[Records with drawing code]
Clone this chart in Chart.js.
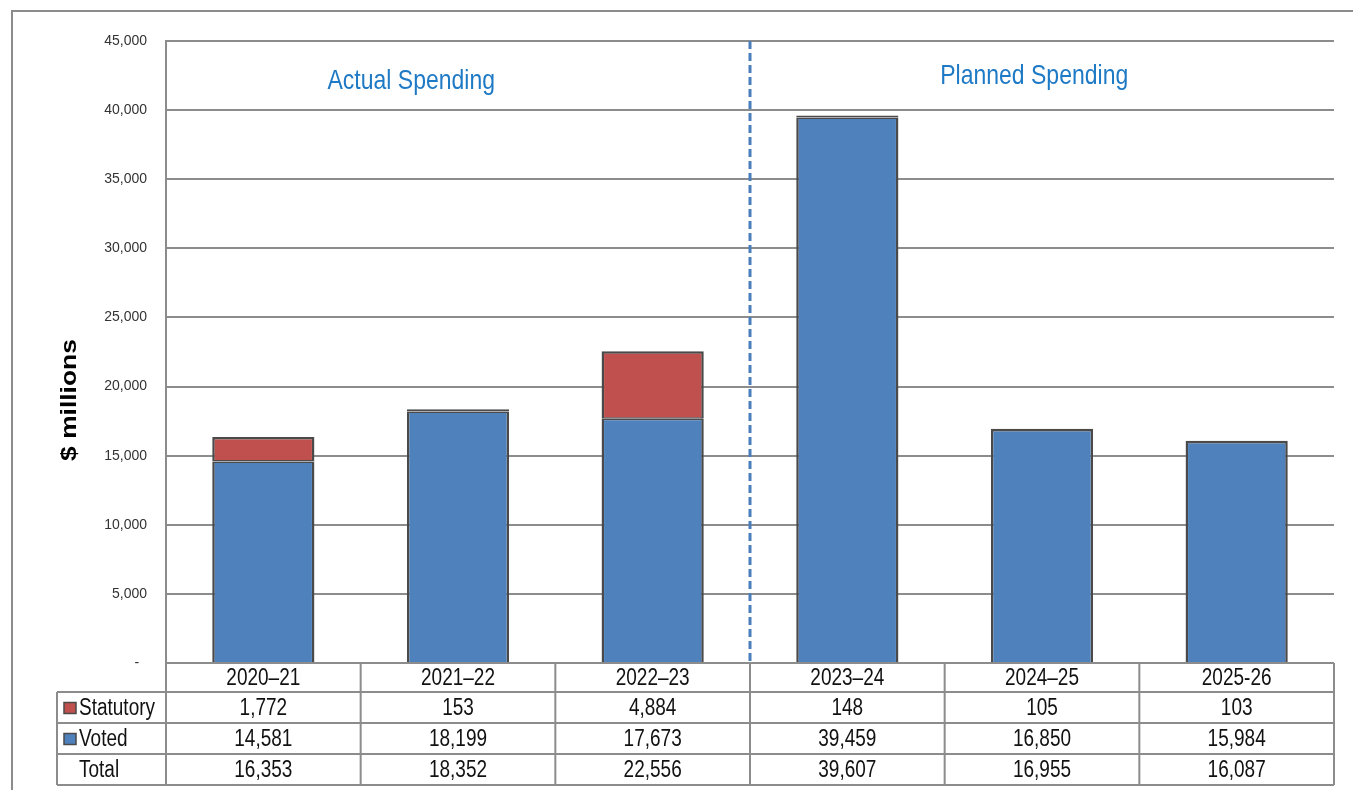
<!DOCTYPE html>
<html>
<head>
<meta charset="utf-8">
<script src="https://cdn.jsdelivr.net/npm/chart.js@4/dist/chart.umd.min.js"></script>
<style>
  html, body { margin: 0; padding: 0; background: #fff; }
  #wrap { width: 1353px; height: 790px; }
</style>
</head>
<body>
<div id="wrap"><canvas id="c" width="1353" height="790"></canvas></div>
<script>
const categories = ['2020–21', '2021–22', '2022–23', '2023–24', '2024–25', '2025-26'];
const statutory = [1772, 153, 4884, 148, 105, 103];
const voted = [14581, 18199, 17673, 39459, 16850, 15984];
const totals = [16353, 18352, 22556, 39607, 16955, 16087];
const seriesNames = ['Statutory', 'Voted', 'Total'];
const periodLabels = ['Actual Spending', 'Planned Spending'];
const yTitle = '$ millions';

const BLUE = '#4f81bd';
const RED = '#c0504d';
const EDGE = '#4a4a4a';
const GRID = '#8c8c8c';
const FONT = '"Liberation Sans", Arial, sans-serif';

function fmt(v) { return v.toLocaleString('en-US'); }

function stretchText(ctx, text, x, y, sx, sy) {
  ctx.save();
  ctx.translate(x, y);
  ctx.scale(sx, sy);
  ctx.fillText(text, 0, 0);
  ctx.restore();
}

const decorPlugin = {
  id: 'decor',
  beforeDraw(chart) {
    const ctx = chart.ctx;
    ctx.save();
    ctx.strokeStyle = GRID;
    ctx.lineWidth = 2;
    ctx.beginPath();
    ctx.moveTo(12, 790);
    ctx.lineTo(12, 11);
    ctx.lineTo(1353, 11);
    ctx.stroke();
    ctx.restore();
  },
  afterDraw(chart) {
    const ctx = chart.ctx;
    const xs = chart.scales.x;
    const area = chart.chartArea;
    const n = categories.length;
    const colW = (area.right - area.left) / n;

    // dashed divider between actual and planned
    const divX = (xs.getPixelForValue(2) + xs.getPixelForValue(3)) / 2;
    ctx.save();
    ctx.strokeStyle = '#4a7ebb';
    ctx.lineWidth = 3;
    ctx.setLineDash([8, 4]);
    ctx.beginPath();
    ctx.moveTo(divX, area.top);
    ctx.lineTo(divX, area.bottom);
    ctx.stroke();
    ctx.restore();

    // period labels
    ctx.save();
    ctx.fillStyle = '#1f7ac6';
    ctx.font = '23px ' + FONT;
    ctx.textAlign = 'center';
    ctx.textBaseline = 'middle';
    stretchText(ctx, periodLabels[0], xs.getPixelForValue(0.76), area.top + 40, 1, 1.2);
    stretchText(ctx, periodLabels[1], xs.getPixelForValue(3.96), area.top + 35, 1, 1.2);
    ctx.restore();

    // y title
    ctx.save();
    ctx.fillStyle = '#000';
    ctx.font = 'bold 22px ' + FONT;
    ctx.textAlign = 'center';
    ctx.textBaseline = 'middle';
    ctx.translate(70, 400);
    ctx.rotate(-Math.PI / 2);
    ctx.scale(1.2, 1);
    ctx.fillText(yTitle, 0, 0);
    ctx.restore();

    // data table
    const rowTops = [area.bottom, area.bottom + 29, area.bottom + 60, area.bottom + 91, area.bottom + 122];
    const legendLeft = 57;
    ctx.save();
    ctx.strokeStyle = GRID;
    ctx.lineWidth = 2;
    ctx.beginPath();
    ctx.moveTo(area.left, rowTops[0]); ctx.lineTo(area.right, rowTops[0]);
    for (let r = 1; r < rowTops.length; r++) {
      ctx.moveTo(legendLeft, rowTops[r]); ctx.lineTo(area.right, rowTops[r]);
    }
    for (let i = 0; i <= n; i++) {
      const x = area.left + i * colW;
      ctx.moveTo(x, rowTops[0]); ctx.lineTo(x, rowTops[4]);
    }
    ctx.moveTo(legendLeft, rowTops[1]); ctx.lineTo(legendLeft, rowTops[4]);
    ctx.stroke();

    ctx.fillStyle = '#111';
    ctx.font = '19px ' + FONT;
    ctx.textAlign = 'center';
    ctx.textBaseline = 'middle';
    const rows = [categories, statutory.map(fmt), voted.map(fmt), totals.map(fmt)];
    rows.forEach((vals, r) => {
      const cy = (rowTops[r] + rowTops[r + 1]) / 2;
      vals.forEach((v, i) => {
        stretchText(ctx, v, xs.getPixelForValue(i), cy + 1, 1, 1.28);
      });
    });

    ctx.textAlign = 'left';
    const swatchColors = [RED, BLUE, null];
    seriesNames.forEach((name, k) => {
      const cy = (rowTops[k + 1] + rowTops[k + 2]) / 2;
      const col = swatchColors[k];
      if (col) {
        ctx.fillStyle = col;
        ctx.fillRect(64, cy - 5, 12, 11);
        ctx.strokeStyle = EDGE;
        ctx.lineWidth = 1.5;
        ctx.strokeRect(64, cy - 5, 12, 11);
      }
      ctx.fillStyle = '#111';
      stretchText(ctx, name, 79, cy + 1, 1, 1.28);
    });
    ctx.restore();
  }
};

new Chart(document.getElementById('c'), {
  type: 'bar',
  data: {
    labels: categories,
    datasets: [
      {
        label: 'Voted',
        data: voted,
        backgroundColor: BLUE,
        borderColor: EDGE,
        borderWidth: { top: 1.5, left: 2.5, right: 2.5, bottom: 0 },
        borderSkipped: false,
        barPercentage: 0.525,
        categoryPercentage: 1
      },
      {
        label: 'Statutory',
        data: statutory,
        backgroundColor: RED,
        borderColor: EDGE,
        borderWidth: { top: 2.5, left: 2.5, right: 2.5, bottom: 1.5 },
        borderSkipped: false,
        barPercentage: 0.525,
        categoryPercentage: 1
      }
    ]
  },
  options: {
    responsive: false,
    animation: false,
    devicePixelRatio: 1,
    layout: { padding: { left: 0, top: 41, right: 19, bottom: 127 } },
    plugins: {
      legend: { display: false },
      tooltip: { enabled: false },
      title: { display: false }
    },
    scales: {
      x: {
        stacked: true,
        display: false
      },
      y: {
        stacked: true,
        min: 0,
        max: 45000,
        afterFit(scale) { scale.width = 166; },
        ticks: {
          stepSize: 5000,
          padding: 19,
          color: '#333',
          font: { family: FONT, size: 14 },
          callback: (v) => v === 0 ? '-  ' : fmt(v)
        },
        grid: { color: GRID, lineWidth: 2, drawTicks: false },
        border: { display: true, color: GRID, width: 2 }
      }
    }
  },
  plugins: [decorPlugin]
});
</script>
</body>
</html>
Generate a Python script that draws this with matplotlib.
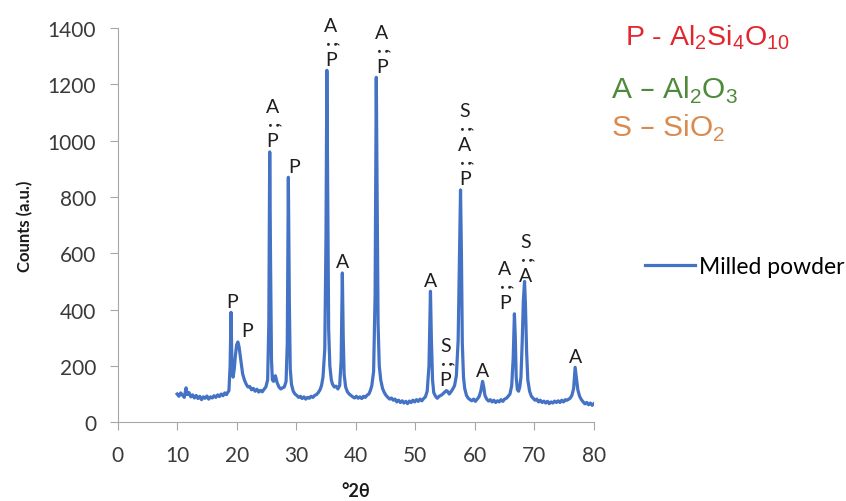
import matplotlib
matplotlib.use("Agg")
import matplotlib.pyplot as plt

plt.rcParams['font.family'] = ['Lato', 'DejaVu Sans']

# XRD pattern of the milled powder
two_theta = [
    10.0, 10.3, 10.6, 10.9, 11.2, 11.5, 11.7, 12.0, 12.3, 12.6, 12.9, 13.2, 13.5, 13.8, 14.1,
    14.4, 14.7, 15.0, 15.3, 15.6, 15.9, 16.2, 16.5, 16.8, 17.1, 17.4, 17.7, 18.0, 18.3, 18.5,
    18.7, 18.9, 19.05, 19.2, 19.4, 19.6, 19.8, 20.0, 20.2, 20.4, 20.6, 20.8, 21.0, 21.3, 21.6,
    21.9, 22.2, 22.5, 22.8, 23.1, 23.4, 23.7, 24.0, 24.3, 24.6, 24.9,
    25.2, 25.4, 25.55, 25.7, 25.85, 26.0, 26.2, 26.5, 26.8, 27.1, 27.4, 27.7, 28.0, 28.3, 28.5,
    28.68, 28.85, 29.0, 29.2, 29.5, 29.8,
    30.1, 30.4, 30.7, 31.0, 31.3, 31.6, 31.9, 32.2, 32.5, 32.8, 33.1, 33.4, 33.7, 34.0, 34.25,
    34.5, 34.8, 35.0, 35.15, 35.3, 35.45, 35.65, 35.9, 36.1, 36.4, 36.7, 37.0, 37.3, 37.55, 37.75,
    37.9, 38.05, 38.3, 38.6,
    38.9, 39.2, 39.5, 39.8, 40.1, 40.4, 40.7, 41.0, 41.3, 41.6, 41.9, 42.2, 42.45,
    42.7, 43.0, 43.25, 43.45, 43.6, 43.75, 43.95, 44.2, 44.5, 44.8,
    45.1, 45.4, 45.7, 46.0, 46.3, 46.6, 46.9, 47.2, 47.5, 47.8, 48.1, 48.4, 48.7, 49.0, 49.3,
    49.6, 49.9, 50.2, 50.5, 50.8, 51.1, 51.4,
    51.7, 52.0, 52.3, 52.55, 52.7, 52.9, 53.1, 53.4, 53.7, 54.0, 54.3, 54.6, 54.9, 55.2, 55.4,
    55.7, 56.0, 56.3, 56.6, 56.9, 57.2, 57.4, 57.6, 57.75, 57.9, 58.1, 58.3,
    58.6, 58.9, 59.2, 59.5, 59.8, 60.1, 60.4, 60.7, 61.0, 61.3, 61.5, 61.7, 62.0, 62.3, 62.6,
    62.9, 63.2, 63.5, 63.8, 64.1, 64.4, 64.7, 65.0, 65.3, 65.6, 65.9,
    66.2, 66.45, 66.65, 66.8, 66.95, 67.15, 67.35, 67.55, 67.75, 67.95, 68.15, 68.35, 68.5, 68.7, 68.9,
    69.2, 69.5, 69.8,
    70.1, 70.4, 70.7, 71.0, 71.3, 71.6, 71.9, 72.2, 72.5, 72.8, 73.1, 73.4, 73.7, 74.0, 74.3,
    74.6, 74.9, 75.2, 75.5, 75.8,
    76.0, 76.3, 76.6, 76.85, 77.05, 77.3, 77.6, 77.9, 78.2, 78.5, 78.8, 79.1, 79.4, 79.7, 80.0,
]
counts = [
    100, 92, 104, 96, 88, 122, 98, 105, 90, 97, 86, 95, 84, 92, 80,
    90, 85, 93, 82, 90, 86, 94, 88, 97, 91, 100, 94, 104, 98, 106,
    112, 200, 390, 210, 160, 190, 240, 275, 285, 268, 235, 200, 172, 150, 135,
    125, 127, 115, 120, 110, 117, 107, 113, 108, 117, 125,
    150, 350, 960, 550, 220, 150, 145, 165, 140, 125, 118, 122, 125, 145, 280,
    870, 420, 190, 135, 110, 100,
    95, 88, 92, 84, 90, 82, 88, 85, 92, 88, 95, 98, 105, 115, 130,
    160, 260, 650, 1250, 780, 330, 200, 150, 135, 125, 128, 118, 130, 220, 530,
    300, 170, 125, 108,
    100, 95, 90, 86, 92, 85, 90, 84, 92, 88, 96, 100, 112,
    130, 180, 450, 1225, 800, 350, 200, 150, 120, 105,
    95, 88, 82, 86, 78, 82, 72, 78, 70, 76, 68, 74, 66, 75, 70,
    78, 72, 80, 74, 82, 76, 84,
    90, 110, 200, 465, 300, 150, 105, 92, 85, 92, 95, 100, 106, 112, 110,
    100, 108, 118, 130, 165, 290, 560, 825, 600, 280, 160, 120,
    95, 85, 80, 76, 82, 74, 82, 90, 110, 145, 125, 95, 82, 75, 80,
    72, 78, 70, 76, 72, 80, 74, 82, 85, 92, 100,
    130, 230, 385, 300, 160, 115, 110, 125, 160, 280, 430, 500, 420, 250, 150,
    110, 92, 85,
    78, 82, 72, 78, 70, 75, 68, 74, 66, 72, 68, 75, 70, 76, 70,
    78, 72, 80, 78, 82,
    85, 95, 120, 195, 160, 115, 92, 80, 72, 65, 70, 62, 68, 60, 66,
]

# phase labels (bottom to top) over each peak
peak_pos = [19.05, 20.2, 25.55, 28.68, 35.15, 37.75, 43.45, 52.55, 55.3, 57.6, 61.3, 66.65, 68.35, 76.85]
peak_top = [390, 285, 960, 870, 1250, 530, 1225, 465, 112, 825, 145, 385, 500, 195]
peak_phases = ["P", "P", "PA", "P", "PA", "A", "PA", "A", "PS", "PAS", "A", "PA", "AS", "A"]
label_dx = [1, 7, 2, 4, 3, 0, 4, 0, -1, 3, 0, -7, 1, 0]   # points
label_dy = [4, 4, 4, 4, 4, 4, 4, 4, 4, 4, 4, 4, 0, 4]

fig = plt.figure(figsize=(8.46, 5.02), dpi=100)
ax = fig.add_axes([0.139, 0.157, 0.563, 0.785])

ax.plot(two_theta, counts, color='#4472C4', lw=2.3, label='Milled powder')

for x, y, ph, dx, dy in zip(peak_pos, peak_top, peak_phases, label_dx, label_dy):
    for j, letter in enumerate(ph):
        off = dy + j * 24.5
        ax.annotate(letter, (x, y), xytext=(dx, off), textcoords='offset points',
                    ha='center', va='baseline', fontsize=14, color='#1f1f1f')
        if j > 0:
            ax.annotate(';', (x, y), xytext=(dx, off - 7.5), textcoords='offset points',
                        ha='center', va='center', fontsize=14, fontweight='bold',
                        color='#262626', rotation=90)

ax.set_xlim(0, 80)
ax.set_ylim(0, 1400)
ax.set_xticks(range(0, 81, 10))
ax.set_yticks(range(0, 1401, 200))
for s in ['top', 'right']:
    ax.spines[s].set_visible(False)
for s in ['left', 'bottom']:
    ax.spines[s].set_color('#a6a6a6')
ax.tick_params(colors='#a6a6a6', labelcolor='#3a3a3a', labelsize=15, length=5.5, direction='out')
ax.tick_params(axis='x', pad=11)
ax.tick_params(axis='y', pad=10)
ax.set_ylabel('Counts (a.u.)', fontsize=12, fontweight='bold', color='#1a1a1a', labelpad=10)
ax.set_xlabel('°2θ', fontsize=13, fontweight='bold', color='#1a1a1a', labelpad=12)

fig.legend(loc='center left', bbox_to_anchor=(645 / 846, 1 - 268 / 502), frameon=False,
           borderpad=0, borderaxespad=0, handlelength=2.2, handletextpad=0.15, fontsize=16.5)

fig.text(625 / 846, 1 - 45 / 502,
         r'P - Al$_\mathregular{2}$Si$_\mathregular{4}$O$_\mathregular{10}$',
         family='Liberation Sans', fontsize=20.5, color='#e3262e', va='baseline')
fig.text(611 / 846, 1 - 99 / 502, r'A – Al$_\mathregular{2}$O$_\mathregular{3}$',
         family='Liberation Sans', fontsize=21.5, color='#4f8a3a', va='baseline')
fig.text(611 / 846, 1 - 137 / 502, r'S – SiO$_\mathregular{2}$',
         family='Liberation Sans', fontsize=21.5, color='#d98b4f', va='baseline')

fig.savefig('out.png', dpi=100)
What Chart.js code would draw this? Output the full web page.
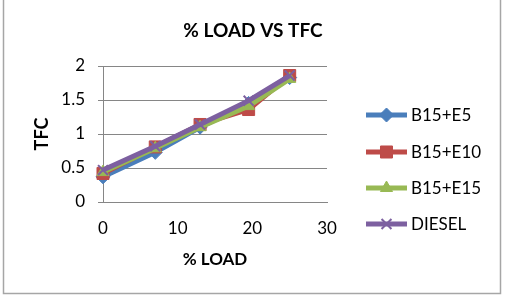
<!DOCTYPE html>
<html>
<head>
<meta charset="utf-8">
<script src="https://cdn.jsdelivr.net/npm/chart.js@4/dist/chart.umd.min.js"></script>
<style>
  html, body { margin: 0; padding: 0; background: #fff; }
  #wrap { width: 505px; height: 306px; position: relative; }
</style>
</head>
<body>
<div id="wrap"><canvas id="chart" width="505" height="306"></canvas></div>
<script>
/* data */
const loads = [0, 7, 13, 19.5, 25];
const seriesNames = ["B15+E5", "B15+E10", "B15+E15", "DIESEL"];
const tfcB15E5 = [0.37, 0.73, 1.1, 1.45, 1.83];
const tfcB15E10 = [0.42, 0.81, 1.14, 1.36, 1.86];
const tfcB15E15 = [0.44, 0.79, 1.1, 1.41, 1.81];
const tfcDiesel = [0.47, 0.82, 1.14, 1.49, 1.86];
const xTicks = [0, 10, 20, 30];
const yTicks = [0, 0.5, 1, 1.5, 2];
const chartTitle = "% LOAD VS TFC";

const FONT = "Lato, 'Liberation Sans', sans-serif";
const colors = ["#4a7ebb", "#be4b48", "#98b954", "#7d60a0"];
const styles = ["rectRot", "rect", "triangle", "crossRot"];
const radii = [7, 8.5, 7, 7];

const allSeries = [tfcB15E5, tfcB15E10, tfcB15E15, tfcDiesel];

const datasets = allSeries.map((vals, i) => ({
    label: seriesNames[i],
    data: vals.map((v, j) => ({ x: loads[j], y: v })),
    borderColor: colors[i],
    backgroundColor: colors[i],
    borderWidth: 5,
    pointStyle: styles[i],
    pointRadius: radii[i],
    pointBorderWidth: i === 3 ? 2 : 1,
    pointBorderColor: colors[i],
    order: 4 - i,
    clip: false,
    tension: 0
}));

/* frame round the whole picture + title centred on the page */
const framePlugin = {
    id: "frame",
    beforeDraw(chart) {
        const ctx = chart.ctx;
        ctx.save();
        ctx.strokeStyle = "#a6a6a6";
        ctx.lineWidth = 1.5;
        ctx.strokeRect(3.5, -1, 497, 294.5);
        ctx.fillStyle = "#000";
        ctx.font = "bold 19px " + FONT;
        ctx.textAlign = "center";
        ctx.textBaseline = "middle";
        ctx.fillText(chartTitle, 253, 31);
        ctx.restore();
    }
};

/* Excel-like legend on the right */
const legendPlugin = {
    id: "sideLegend",
    afterDraw(chart) {
        const ctx = chart.ctx;
        const rows = [115, 152, 188, 224];
        ctx.save();
        chart.data.datasets.forEach((ds, i) => {
            const y = rows[i];
            ctx.strokeStyle = ds.borderColor;
            ctx.lineWidth = 5;
            ctx.beginPath();
            ctx.moveTo(366, y);
            ctx.lineTo(407, y);
            ctx.stroke();
            ctx.fillStyle = ds.backgroundColor;
            ctx.lineWidth = ds.pointBorderWidth;
            Chart.helpers.drawPoint(ctx, {
                pointStyle: ds.pointStyle,
                radius: ds.pointRadius,
                rotation: 0,
                borderWidth: ds.pointBorderWidth
            }, 386.5, y);
            ctx.fillStyle = "#000";
            ctx.font = "17px " + FONT;
            ctx.textBaseline = "middle";
            ctx.textAlign = "left";
            ctx.fillText(ds.label, 411, y + 1);
        });
        ctx.restore();
    }
};

new Chart(document.getElementById("chart"), {
    type: "line",
    data: { datasets },
    options: {
        responsive: false,
        animation: false,
        layout: { padding: { left: 0, right: 178, top: 66, bottom: 0 } },
        plugins: {
            legend: { display: false },
            tooltip: { enabled: false },
            title: { display: false }
        },
        scales: {
            x: {
                type: "linear",
                min: 0, max: 30,
                afterBuildTicks: s => { s.ticks = xTicks.map(v => ({ value: v })); },
                afterFit: s => { s.height = 104; },
                grid: { display: false, drawTicks: false },
                border: { display: true, color: "#868686", width: 1 },
                ticks: { color: "#000", font: { family: FONT, size: 17 }, padding: 16 },
                title: {
                    display: true, text: "% LOAD", color: "#000",
                    font: { family: FONT, size: 17, weight: "bold" },
                    padding: { top: 36, bottom: 36 }
                }
            },
            y: {
                min: 0, max: 2,
                afterBuildTicks: s => { s.ticks = yTicks.map(v => ({ value: v })); },
                afterFit: s => { s.width = 103; },
                grid: { color: "#868686", lineWidth: 1, tickLength: 5 },
                border: { display: true, color: "#868686", width: 1 },
                ticks: {
                    color: "#000", font: { family: FONT, size: 17 }, padding: 13,
                    callback: v => String(v)
                },
                title: {
                    display: true, text: "TFC", color: "#000",
                    font: { family: FONT, size: 18, weight: "bold" },
                    padding: { top: 31, bottom: 31 }
                }
            }
        }
    },
    plugins: [framePlugin, legendPlugin]
});
</script>
</body>
</html>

## Your objective
Reproduce exactly, and only, the lines from the one containing "Generate a Python" through the one containing "plt.rcParams['font.family'] = ['Lato', 'DejaVu", including both; leave out any pictures.

## Response to this exercise
Generate a Python script that draws this with matplotlib.
import matplotlib
matplotlib.use("Agg")
import matplotlib.pyplot as plt

plt.rcParams['font.family'] = ['Lato', 'DejaVu Sans']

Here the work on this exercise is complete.